The discussion continues with guest, Dr. Tim Pletcher, Executive Director of the Michigan Health Information Network Shared Services (MiHIN) joins The Dish on Health IT panel of senior consultants, Gary Austin, Jocelyn Keegan and Ken Kleinberg to discuss the role of Health Information Exchanges in healthcare, their role in the response to COVID-19 and what role they can serve in the future once TEFCA is finalized.  

Part 2 of the discussion jumps in with how MiHIN responded to COVID-19 by creating a separate group to serve public health needs during the crisis. MiHIN also created a telehealth service to better serve patients and support stay at home orders. 

>Dr. Pletcher explained they acceleration the connections with labs and expressed his desire for results to be sent back via API instead of batch files to expedite results availability. Data links and analytics have taken on a whole new role during this time. 

MiHIN has taken on a support role which may have pumped the brakes on some innovation projects but there has been opportunity to increase the priority of other projects that could directly positively impact the pandemic response. 

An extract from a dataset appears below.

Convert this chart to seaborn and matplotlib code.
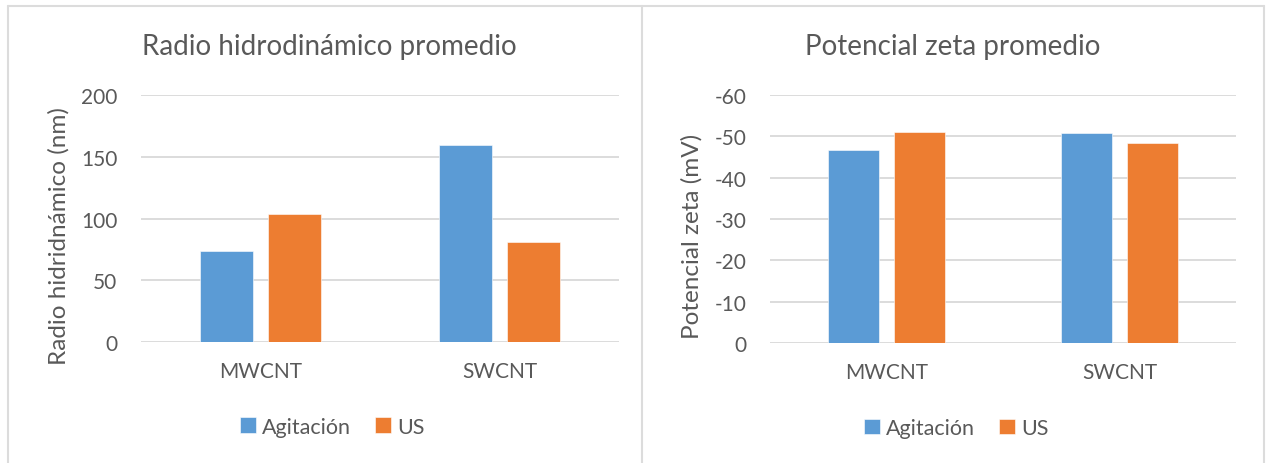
import matplotlib
matplotlib.use("Agg")
import matplotlib.pyplot as plt
from matplotlib.lines import Line2D
import seaborn as sns
import pandas as pd

# Data
categories = ["MWCNT", "SWCNT"]
methods = ["Agitación", "US"]
radio_agitacion = [73.5, 159.5]
radio_us = [103.5, 81.0]
zeta_agitacion = [-46.8, -50.8]
zeta_us = [-51.0, -48.5]
radio_ticks = [0, 50, 100, 150, 200]
zeta_ticks = [0, -10, -20, -30, -40, -50, -60]

BLUE = "#5B9BD5"
ORANGE = "#ED7D31"
TEXT = "#595959"
GRID = "#D9D9D9"

sns.set_theme(style="white")
plt.rcParams["font.family"] = ["Lato", "DejaVu Sans"]
plt.rcParams["axes.unicode_minus"] = False


def to_frame(a, b):
    return pd.DataFrame({
        "cat": categories * 2,
        "method": [methods[0]] * 2 + [methods[1]] * 2,
        "value": list(a) + list(b),
    })


fig = plt.figure(figsize=(12.68, 4.64), dpi=100)
W, H = 1268, 464

# Chart frames: shared top edge and three vertical edges
frame_kw = dict(transform=fig.transFigure, color="#DCDCDC", linewidth=1.5)
top = 1 - 6.5 / H
fig.lines.append(Line2D([8 / W, 1263.5 / W], [top, top], **frame_kw))
for x in (8, 641.5, 1263.5):
    fig.lines.append(Line2D([x / W, x / W], [0, top], **frame_kw))


def panel(rect, df, ticks, ylim, title, ylabel, title_x, ylabel_x):
    ax = fig.add_axes(rect)
    sns.barplot(data=df, x="cat", y="value", hue="method", order=categories,
                hue_order=methods, palette=[BLUE, ORANGE], width=0.567,
                gap=0.215, ax=ax, edgecolor="white", linewidth=0.4,
                saturation=1)
    ax.set_ylim(*ylim)
    ax.set_yticks(ticks)
    ax.set_yticklabels([str(t) for t in ticks])
    ax.set_xlim(-0.5, 1.5)
    ax.yaxis.grid(True, color=GRID, linewidth=1.3)
    ax.set_axisbelow(True)
    for s in ax.spines.values():
        s.set_visible(False)
    ax.tick_params(axis="both", length=0, labelsize=15, labelcolor=TEXT)
    ax.tick_params(axis="y", pad=17)
    ax.tick_params(axis="x", pad=14)
    ax.set_xlabel("")
    ax.set_ylabel("")
    fig.text(ylabel_x / W, (H - 236) / H, ylabel, rotation=90, ha="center",
             va="center", fontsize=17.5, color=TEXT)
    fig.text(title_x / W, (H - 47) / H, title, ha="center", va="center",
             fontsize=20, color=TEXT)
    handles, labels = ax.get_legend_handles_labels()
    ax.legend(handles, labels, loc="center", bbox_to_anchor=(0.40, -0.343),
              ncol=2, frameon=False, fontsize=15.5, labelcolor=TEXT,
              handlelength=0.75, handleheight=0.75, handletextpad=0.3,
              columnspacing=1.1)
    return ax


panel([141 / W, (H - 343) / H, 478 / W, 247 / H], to_frame(radio_agitacion, radio_us),
      radio_ticks, (0, 200), "Radio hidrodinámico promedio",
      "Radio hidridnámico (nm)", 329, 59)
panel([770 / W, (H - 344) / H, 466 / W, 248 / H], to_frame(zeta_agitacion, zeta_us),
      zeta_ticks, (0, -60), "Potencial zeta promedio",
      "Potencial zeta (mV)", 953, 692)

fig.savefig("out.png", dpi=100, facecolor="white")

Jocelyn explained why its so important to meet people where they are in order to make progress. This time is also a time for these simulated barriers to drop. She asked Dr. Pletcher how MiHIN is dealing with perceived security issues when working with innovation projects or partnering with new stakeholders. 

Dr. Pletcher responded by saying that their biggest challenge right now are Quest and Labcorp because they don't like to share data but this will be resolved through government intervention. The issues generally are not technical issues but business issues with one partner either not wanting to share data or restricting how the data can be used. 

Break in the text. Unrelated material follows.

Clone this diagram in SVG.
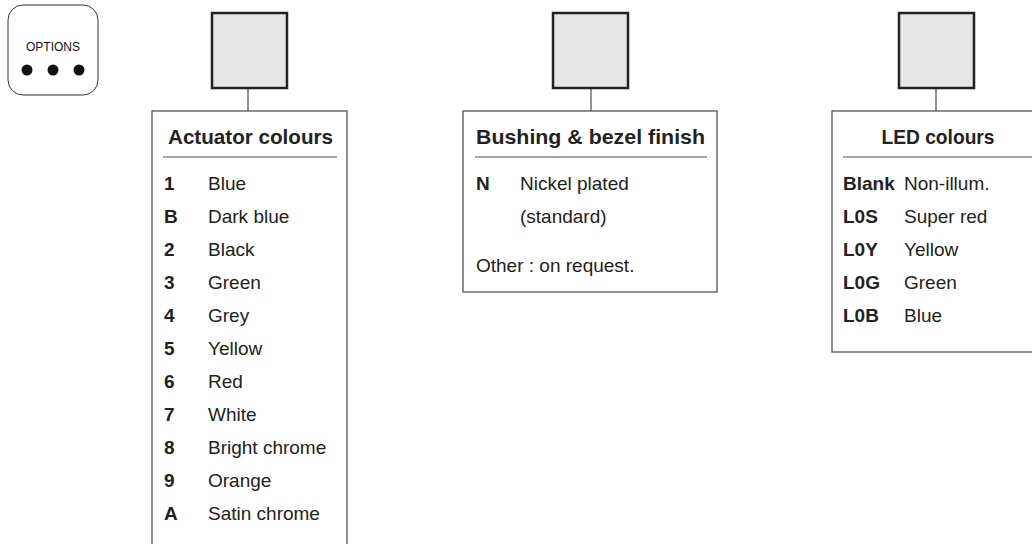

The group went on to discuss how dropping the rules to facilitate the use of telehealth more readily will be a huge driver for change and innovation and hopefully the rules will remain suspended because patients should have more access via telehealth even over state lines. 

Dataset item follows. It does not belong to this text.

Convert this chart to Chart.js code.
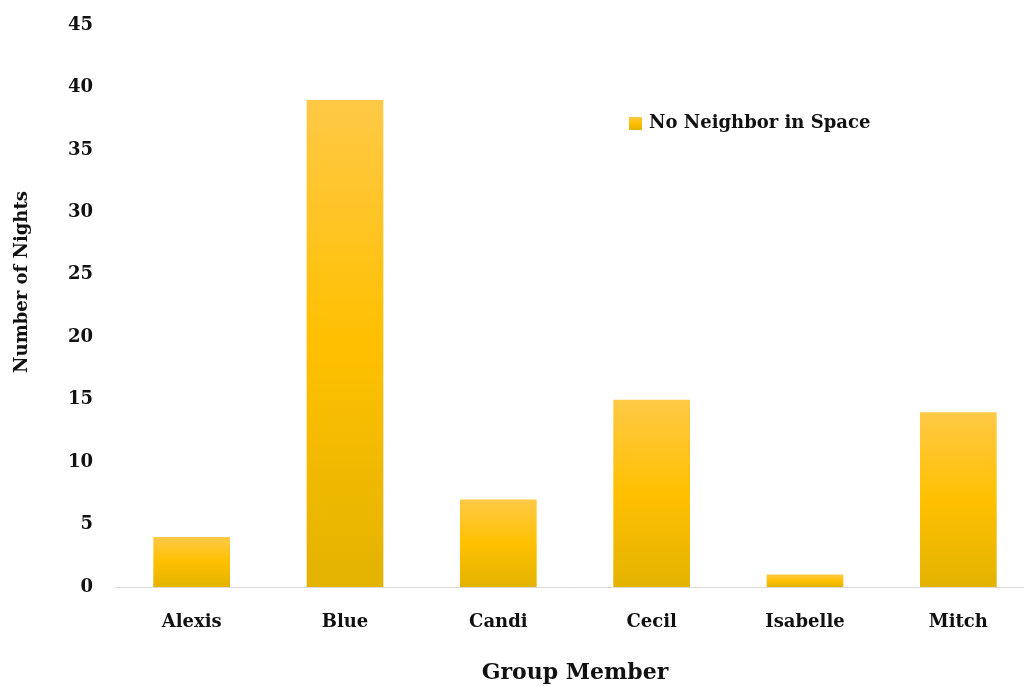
<!DOCTYPE html>
<html lang="en">
<head>
    <meta charset="UTF-8">
    <title>Number of Nights by Group Member</title>
    <script src="https://cdn.jsdelivr.net/npm/chart.js"></script>
    <style>
        html, body { margin: 0; padding: 0; background: #fff; overflow: hidden; }
        #chartContainer { position: relative; width: 1035px; height: 686px; }
    </style>
</head>
<body>

    <div id="chartContainer">
        <canvas id="myChart"></canvas>
    </div>

<script>
    const membros = ['Alexis', 'Blue', 'Candi', 'Cecil', 'Isabelle', 'Mitch'];
    const noites = [4, 39, 7, 15, 1, 14];
    const serieNome = 'No Neighbor in Space';
    const tituloY = 'Number of Nights';
    const tickMax = 45;
    const tickStep = 5;

    const fonte = 'DejaVu Serif';
    const corTexto = '#111111';

    // gradiente de cada barra, do topo ate a base
    function gradienteBarra(ctx, yTop, yBase) {
        const g = ctx.createLinearGradient(0, yTop, 0, yBase);
        g.addColorStop(0, '#FFC946');
        g.addColorStop(0.5, '#FFC000');
        g.addColorStop(1, '#E3B300');
        return g;
    }

    // legenda e titulo do eixo y desenhados a mao
    const extras = {
        id: 'extras',
        afterDraw(chart) {
            const { ctx, chartArea } = chart;
            const x = chartArea.left + 514;
            const y = chartArea.top + 98;
            ctx.save();
            ctx.fillStyle = gradienteBarra(ctx, y - 6, y + 7);
            ctx.fillRect(x, y - 6, 13, 13);
            ctx.fillStyle = corTexto;
            ctx.font = 'bold 18px "' + fonte + '"';
            ctx.textBaseline = 'middle';
            ctx.textAlign = 'left';
            ctx.fillText(chart.data.datasets[0].label, x + 20, y);

            // titulo vertical um pouco acima do centro
            ctx.translate(22, chartArea.top + 257);
            ctx.rotate(-Math.PI / 2);
            ctx.textAlign = 'center';
            ctx.fillText(tituloY, 0, 0);
            ctx.restore();
        }
    };

    const ctx = document.getElementById('myChart').getContext('2d');

    const myChart = new Chart(ctx, {
        type: 'bar',
        data: {
            labels: membros,
            datasets: [{
                label: serieNome,
                data: noites,
                backgroundColor: (c) => {
                    const chart = c.chart;
                    if (!chart.chartArea || c.raw === undefined) return '#FFC000';
                    const y = chart.scales.y;
                    return gradienteBarra(chart.ctx, y.getPixelForValue(c.raw), y.getPixelForValue(0));
                },
                borderWidth: 0,
                barPercentage: 0.5,
                categoryPercentage: 1
            }]
        },
        options: {
            responsive: true,
            maintainAspectRatio: false,
            animation: false,
            layout: { padding: { top: 25, left: 0, right: 0, bottom: 0 } },
            plugins: {
                legend: { display: false },
                tooltip: { enabled: false }
            },
            scales: {
                x: {
                    grid: { display: false, drawTicks: false },
                    border: { display: true, color: '#DADADA', width: 1 },
                    ticks: {
                        color: corTexto,
                        padding: 25,
                        font: { family: fonte, size: 18, weight: 'bold' }
                    },
                    title: {
                        display: true,
                        text: 'Group Member',
                        color: corTexto,
                        padding: { top: 0, bottom: 0 },
                        font: { family: fonte, size: 22, weight: 'bold' }
                    },
                    afterFit(scale) { scale.height = 99; }
                },
                y: {
                    min: 0,
                    max: tickMax,
                    grid: { display: false, drawTicks: false },
                    border: { display: false },
                    ticks: {
                        stepSize: tickStep,
                        color: corTexto,
                        padding: 22,
                        font: { family: fonte, size: 18, weight: 'bold' }
                    },
                    afterFit(scale) {
                        scale.width = 115;
                        // sem folga extra em cima: o topo fica no padding do layout
                        scale.paddingTop = 0;
                        scale.paddingBottom = 0;
                    }
                }
            }
        },
        plugins: [extras]
    });
</script>

</body>
</html>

>The conversation moved to data blocking with Gary pointing out EHRs are usually the ones getting the finger pointed at them for data blocking. Dr. Pletcher expressed that Epic or Cerner have never blocked or withheld data in Michigan so he doesn't know who it really is doing the data blocking. 

Will the US do more around pandemic surveillance like Taiwan and South Korea? Will HIEs support something like? Ken pointed out that some people don't want to be tracked in this way and will opt out or avoid it, however, if it's the only way a person is allowed to get into a ball game or something, they likely will. Dr. Pletcher explained that opt-in and opt-out is an archaic concept. There is a much better framework which would allow patients to express a more granular desire of how they want their data to be used. Doctors have choices too and when patients consent to receive treatment, physician choices come into play. 

The group highlighted where there are similarities between the financial and healthcare industries related to security and data access until the complexities of healthcare ends the similarities with identity being a major hurdle. With the explosion of patient apps, there is also a trust factor the that comes into play as far as understanding what data that can be obtained from patients apps can be trusted and whether they will look at HIEs as the consolidator of data vs going to Payers.